The paper shows that 3D hydrodynamical simulations of Rossby wave instability can reproduce observed flux modulations in microquasars, supporting it as a potential HFQPO model.

Findings

Rossby wave instability modulates flux within observed limits

2D simulations replicate key features of 3D light curves

Current observational resolution cannot distinguish 3D from 2D effects

Abstract

Context. There have been a long string of efforts to understand the source of the variability observed in microquasars, especially concerning the elusive High-Frequency Quasi-Periodic Oscillation. These oscillations are among the fastest phenomena that affect matter in the vicinity of stellar black holes and therefore could be used as probes of strong-field general relativity. Nevertheless, no model has yet gained wide acceptance. Aims. The aim of this article is to investigate the model derived from the occurrence of the Rossby wave instability at the inner edge of the accretion disk. In particular, our goal here is to demonstrate the capacity of this instability to modulate the observed flux in agreement with the observed results. Methods.

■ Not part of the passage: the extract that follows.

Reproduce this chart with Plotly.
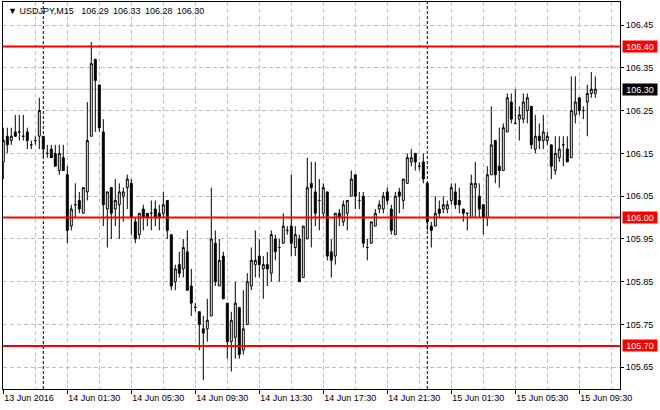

We use the AMRVAC hydrodynamical code to model the instability in a 3D optically thin disk. The GYOTO ray-tracing code is then used to compute the associated light curve. Results. We show that the 3D Rossby wave instability is able to modulate the flux well within the observed limits.We highlight that 2D simulations allow us to obtain the same general characteristics of the light curve as 3D calculations. With the time resolution we adopted in this work, three dimensional simulations do not give rise to any new observable features that could be detected by current instrumentation or archive data.